Workers’ compensation can be a critical link in your risk management chain

While workers’ compensation is mostly a mandated situation throughout the country, it remains an important factor in lowering your overall exposure and risk. While the concept and the laws are fairly standard, they can differ from state. This is where your insurance advisor can help put together a plan for your business that will satisfy the law as well as minimize a huge risk for your small business. In addition, you and your insurance advisor can put together a complete coverage plan for specifically for you.

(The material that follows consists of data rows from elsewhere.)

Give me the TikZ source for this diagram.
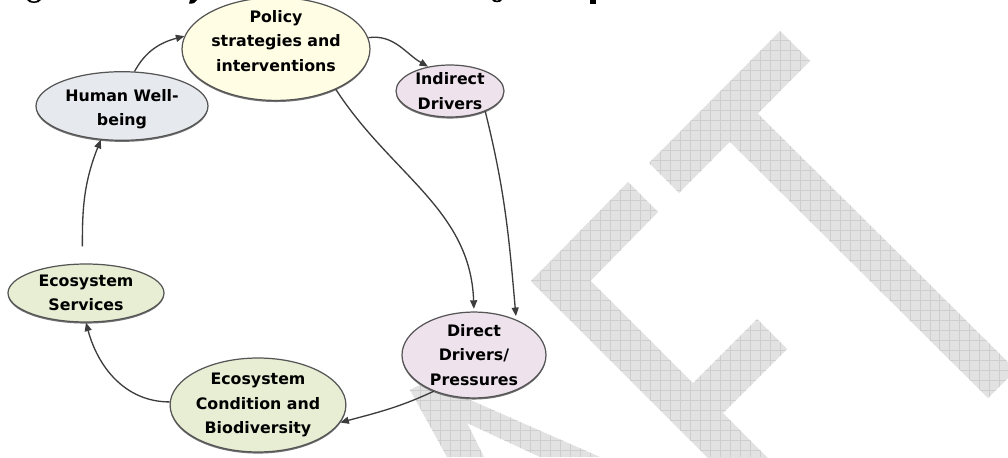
\documentclass[tikz,border=0pt]{standalone}
\usepackage{fontspec}
\setmainfont{DejaVu Sans}
\usetikzlibrary{shapes.geometric,arrows.meta,shadows}
\definecolor{polfill}{RGB}{255,253,228}
\definecolor{drvfill}{RGB}{238,226,236}
\definecolor{hwbfill}{RGB}{230,234,238}
\definecolor{ecofill}{RGB}{232,238,212}
\definecolor{edgec}{RGB}{85,85,85}
\definecolor{arrc}{RGB}{60,60,60}
\definecolor{wm}{RGB}{226,226,226}
\definecolor{wmgrid}{RGB}{206,206,206}
\newcommand\wmpoly[1]{\fill[wm] #1;\begin{scope}\clip #1;\draw[wmgrid,line width=0.35pt,step=0.2cm] (0,0) grid (1008,457);\end{scope}}
\newcommand\liftlines[2]{\raisebox{#1}[\height][\depth]{\begin{tabular}{@{}c@{}}#2\end{tabular}}}
\begin{document}
\begin{tikzpicture}[x=0.02cm,y=-0.02cm,
  ell/.style={ellipse,draw=edgec,line width=0.7pt,inner sep=0pt,align=center,
    font=\bfseries\fontsize{9}{13.8}\selectfont,
    drop shadow={shadow xshift=0pt,shadow yshift=-0.9pt,fill=black!55,opacity=1}},
  arr/.style={draw=arrc,line width=0.75pt,-{Triangle[length=0.17cm,width=0.14cm]}}]
\useasboundingbox (0,0) rectangle (1008,457);
\fill[white] (0,0) rectangle (1008,457);
% watermark
\wmpoly{(649,163) -- (780,31) -- (810,61) -- (679,193) -- cycle}
\wmpoly{(743,99) -- (1016,370) -- (988,398) -- (715,127) -- cycle}
\wmpoly{(628,182) -- (531,281) -- (561,311) -- (658,212) -- cycle}
\wmpoly{(561,251) -- (775,465) -- (745,495) -- (531,281) -- cycle}
\wmpoly{(757,319) -- (678,398) -- (708,428) -- (787,349) -- cycle}
\wmpoly{(410,390) -- (427,381) -- (600,457) -- (540,457) -- (467,423) -- (484,457) -- (447,457) -- cycle}
% title fragments (cut off)
\fill[black] (27,0) .. controls (29,4) and (39,4) .. (41,0) -- (38,0) .. controls (36,2) and (32,2) .. (30,0) -- cycle;
\fill[black] (190,0) -- (197,0) .. controls (196,3) and (193,4) .. (189,3.5) -- cycle;
\fill[black] (492,0) .. controls (493,3) and (501,3) .. (502,0) -- (499,0) .. controls (498,1) and (496,1) .. (495,0) -- cycle;
\fill[black] (590,0) rectangle (596,3.5);
% nodes
\node[ell,fill=polfill,minimum width=3.76cm,minimum height=1.76cm] (pol) at (276,49) {\liftlines{4pt}{Policy\\strategies and\\interventions}};
\node[ell,fill=drvfill,minimum width=2.16cm,minimum height=1.04cm] (ind) at (450,91) {Indirect\\Drivers};
\node[ell,fill=hwbfill,minimum width=3.44cm,minimum height=1.12cm] (hwb) at (122,106) {\liftlines{-1.5pt}{Human Well-\\being}};
\node[ell,fill=ecofill,minimum width=3.12cm,minimum height=1.16cm] (ess) at (86,293) {Ecosystem\\Services};
\node[ell,fill=ecofill,minimum width=3.32cm,minimum height=1.88cm] (ecb) at (258,405) {Ecosystem\\Condition and\\Biodiversity};
\node[ell,fill=drvfill,minimum width=2.88cm,minimum height=1.68cm] (dir) at (474,355) {Direct\\Drivers/\\Pressures};
% connectors
\draw[arr] (hwb.70) to[out=62,in=195] (pol.172);
\draw[arr] (pol.7) to[out=8,in=150] (ind.132);
\draw[arr,shorten >=1.5pt] (pol.-34) to[out=-57,in=92] (dir.north);
\draw[arr,shorten >=2pt] (ind.-30) to[out=-76,in=95] (dir.40);
\draw[arr] (dir.-138) to[out=205,in=15] (ecb.-12);
\draw[arr] (ecb.178) to[out=180,in=-75] (ess.-90);
\draw[arr,shorten <=0.34cm] (ess.97) to[out=90,in=-112] (hwb.-122);
\end{tikzpicture}
\end{document}
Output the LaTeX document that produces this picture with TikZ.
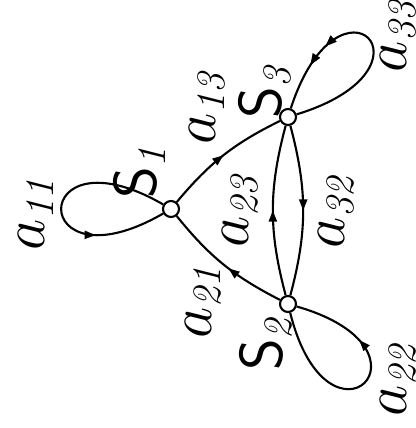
\documentclass[tikz,border=0pt]{standalone}
\usepackage{amstext}
\usetikzlibrary{arrows.meta,decorations.markings}
\DeclareMathSizes{19}{19}{11.5}{9}
\begin{document}
\begin{tikzpicture}[x=0.01cm, y=0.01cm,
  state/.style={draw, circle, fill=white, line width=0.6pt,
                minimum size=0.16cm, inner sep=0pt},
  lbl/.style={rotate=90, inner sep=0pt, font=\fontsize{19}{23}\selectfont},
  link/.style={line width=0.6pt, postaction={decorate},
               decoration={markings, mark=at position #1 with
                 {\arrow{Triangle[length=0.11cm, width=0.08cm]}}}},
  link/.default=0.5,
  selfloop/.style={link=0.7, min distance=1.57cm},
]
\useasboundingbox (0,0) rectangle (416,428);

% States
\node[state] (s1) at (171,219) {};
\node[state] (s2) at (288,124) {};
\node[state] (s3) at (288,311) {};

% State names
\node[lbl] (n1) at (140,256) {$\mathsf{S}_{\textit{1}}$};
\node[lbl] (n2) at (266,84) {$\mathsf{S}_{\textit{2}}$};
\node[lbl] (n3) at (265,336) {$\mathsf{S}_{\textit{3}}$};

% Transitions between states
\draw[link] (s1) to[bend left=12] (s3);
\draw[link=0.45] (s2) to[bend left=12] (s1);
\draw[link] (s2) to[bend left=15] (s3);
\draw[link] (s3) to[bend left=15] (s2);

% Self loops
\draw[selfloop] (s1) to[out=150, in=210] (s1);
\draw[selfloop, link=0.8] (s3) to[out=17, in=72] (s3);
\draw[selfloop] (s2) to[out=-76, in=-16] (s2);

% Transition labels
\node[lbl] (a11) at (36,214) {$a_{\textit{11}}$};
\node[lbl] (a13) at (207,320) {$a_{\textit{13}}$};
\node[lbl] (a33) at (398,392) {$a_{\textit{33}}$};
\node[lbl] (a23) at (240,217) {$a_{\textit{23}}$};
\node[lbl] (a32) at (336,216) {$a_{\textit{32}}$};
\node[lbl] (a21) at (203,126) {$a_{\textit{21}}$};
\node[lbl] (a22) at (398,48) {$a_{\textit{22}}$};

\end{tikzpicture}
\end{document}
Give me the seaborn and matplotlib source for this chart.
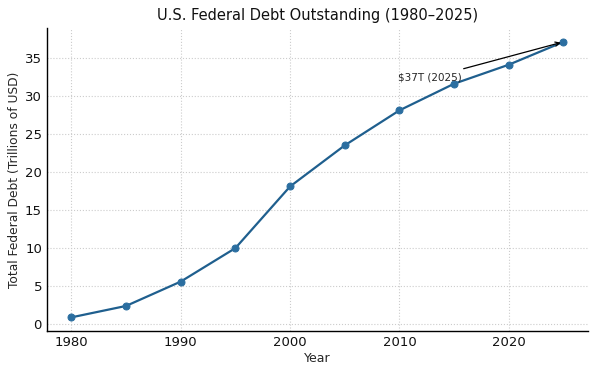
import matplotlib
matplotlib.use("Agg")
import matplotlib.pyplot as plt
import seaborn as sns
import pandas as pd

years = [1980, 1985, 1990, 1995, 2000, 2005, 2010, 2015, 2020, 2025]
debt = [0.9, 2.4, 5.6, 10.0, 18.1, 23.5, 28.1, 31.6, 34.1, 37.1]

df = pd.DataFrame({"Year": years, "Debt": debt})

sns.set_style("white")
plt.rcParams['font.family'] = ['DejaVu Sans']

fig, ax = plt.subplots(figsize=(6, 3.75), dpi=100)
sns.lineplot(data=df, x="Year", y="Debt", ax=ax, color="#1f5f8e", linewidth=1.6,
             marker="o", markersize=5, markerfacecolor="#2b6ea0", markeredgecolor="#2b6ea0")

ax.set_title("U.S. Federal Debt Outstanding (1980\u20132025)", fontsize=10.5, color="#111111")
ax.set_xlabel("Year", fontsize=9, labelpad=2)
ax.set_ylabel("Total Federal Debt (Trillions of USD)", fontsize=8.8, labelpad=3)
ax.set_xticks([1980, 1990, 2000, 2010, 2020])
ax.set_yticks([0, 5, 10, 15, 20, 25, 30, 35])
ax.tick_params(direction="in", labelsize=9.5, length=3, colors="#111111")
ax.grid(True, linestyle=":", color="#cccccc", linewidth=0.8)
for s in ["top", "right"]:
    ax.spines[s].set_visible(False)
for s in ["left", "bottom"]:
    ax.spines[s].set_color("black")
    ax.spines[s].set_linewidth(1.0)

ax.annotate("\\$37T (2025)", xy=(years[-1], debt[-1]), xytext=(2009.9, 32.0),
            fontsize=7.5, arrowprops=dict(arrowstyle="->", color="black", lw=0.9))

fig.subplots_adjust(left=0.078, right=0.98, top=0.925, bottom=0.117)
fig.savefig("out.png", dpi=100)
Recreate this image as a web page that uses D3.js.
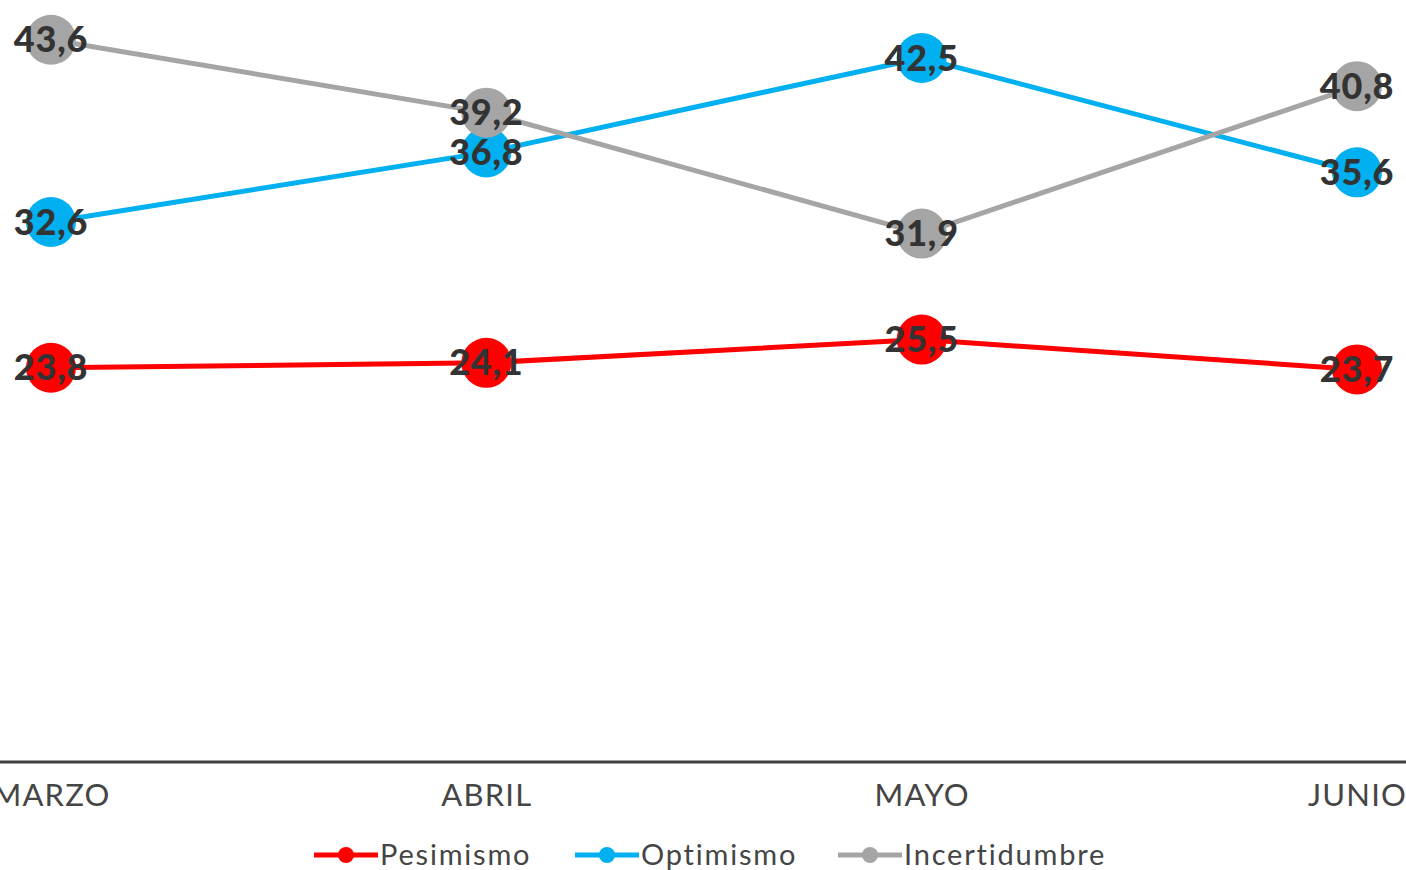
<!DOCTYPE html>
<html>
<head>
<meta charset="utf-8">
<script src="https://cdn.jsdelivr.net/npm/d3@7/dist/d3.min.js"></script>
<style>
  html, body { margin: 0; padding: 0; background: #fff; overflow: hidden; }
  svg { display: block; }
</style>
</head>
<body>
<div id="chart"></div>
<script>
// data
const months = ["MARZO", "ABRIL", "MAYO", "JUNIO"];
const seriesNames = ["Pesimismo", "Optimismo", "Incertidumbre"];
const pesimismo = [23.8, 24.1, 25.5, 23.7];
const optimismo = [32.6, 36.8, 42.5, 35.6];
const incertidumbre = [43.6, 39.2, 31.9, 40.8];
const colors = ["#FF0000", "#00B0F0", "#A5A5A5"];

let width = 1406;
let height = 870;

let series = [pesimismo, optimismo, incertidumbre].map((vals, i) => ({
  name: seriesNames[i],
  color: colors[i],
  values: vals.map((v, j) => ({ month: months[j], value: v }))
}));

let svg = d3.select("#chart")
  .append("svg")
  .attr("width", width)
  .attr("height", height);

/* scales */
let xScale = d3.scalePoint().domain(months).range([51, 1357]);
let yScale = d3.scaleLinear().domain([0, 46]).range([762, 0]);

/* x axis */
let xAxis = d3.axisBottom(xScale).tickSize(0).tickPadding(22);
let gx = svg.append("g")
  .attr("transform", `translate(0, ${yScale(0)})`)
  .call(xAxis);
gx.select(".domain").remove();
gx.append("line")
  .attr("x1", 0).attr("x2", width)
  .attr("stroke", "#404040")
  .attr("stroke-width", 3);
gx.selectAll(".tick text")
  .attr("fill", "#454545")
  .style("font-family", "Lato, sans-serif")
  .style("font-size", "31px")
  .style("letter-spacing", "1.2px");

/* lines */
let line = d3.line()
  .x(d => xScale(d.month))
  .y(d => yScale(d.value));

let groups = svg.selectAll(".series")
  .data(series)
  .enter()
  .append("g")
  .attr("class", "series");

groups.append("path")
  .attr("d", d => line(d.values))
  .attr("fill", "none")
  .attr("stroke", d => d.color)
  .attr("stroke-width", 5);

groups.selectAll("circle")
  .data(d => d.values.map(v => ({ ...v, color: d.color })))
  .enter()
  .append("circle")
  .attr("cx", d => xScale(d.month))
  .attr("cy", d => yScale(d.value))
  .attr("r", 25)
  .attr("fill", d => d.color);

/* value labels on top */
let labels = svg.append("g");
series.forEach(s => {
  labels.selectAll(null)
    .data(s.values)
    .enter()
    .append("text")
    .attr("x", d => xScale(d.month))
    .attr("y", d => yScale(d.value))
    .attr("dy", "0.35em")
    .attr("text-anchor", "middle")
    .attr("fill", "#333333")
    .style("font-family", "Lato, sans-serif")
    .style("font-weight", 900)
    .style("font-size", "36px")
    .style("letter-spacing", "0.8px")
    .text(d => d.value.toFixed(1).replace(".", ","));
});

/* legend */
let legendX = [314, 575, 838];
let legend = svg.append("g").attr("transform", "translate(0, 855)");
let items = legend.selectAll("g")
  .data(series)
  .enter()
  .append("g")
  .attr("transform", (d, i) => `translate(${legendX[i]}, 0)`);
items.append("line")
  .attr("x1", 0).attr("x2", 64)
  .attr("stroke", d => d.color)
  .attr("stroke-width", 5);
items.append("circle")
  .attr("cx", 32)
  .attr("r", 8)
  .attr("fill", d => d.color);
items.append("text")
  .attr("x", 66)
  .attr("dy", "0.36em")
  .attr("fill", "#454545")
  .style("font-family", "Lato, sans-serif")
  .style("font-size", "29px")
  .style("letter-spacing", "1.8px")
  .text(d => d.name);
</script>
</body>
</html>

One of the key factors in determining your coverage is the nature and classification of the work being done by you and your employees. Once your business has been classified, mostly based on the hazards involved, then a premium can be determined. So many small businesses are inadvertently overpaying for coverage simply because they have not taken the time to put together accurate classification data together for their insurance advisor.

Workers’ compensation came into existence in 1911 when Wisconsin passed laws requiring that ill or injured workers would be reasonably compensated for with regard to any injuries or illness that they received at work that prevented them from working. Soon, nearly every state had such laws and the risk involved is something businesses have been attempting to mitigate since.

For a business to take on such costs would be catastrophic for most small businesses. The first thing you must determine is if your business is actually required to carry it. Some businesses are not. Partnerships and entrepreneurial sole proprietors are not required to have it in place and neither are those companies whose employees are paid strictly via commissions. However, because of liability issues, most of your clients will probably want you to carry it.

However, even if you fall into a category such as those, it does not mean you are not liable for injuries happening to your employees while they are on the job. Even though Texas and New Jersey do not mandate worker’s compensation, a business would be rather foolish to leave that enormous risk just hanging out there poised to destroy the company.

With so much to worry about in terms of risk, the small business owner and entrepreneur would do well to eliminate, or minimize, as many risks as they can. Again, your insurance advisor should be an integral part of any business team so that such risks can be understood and planned for.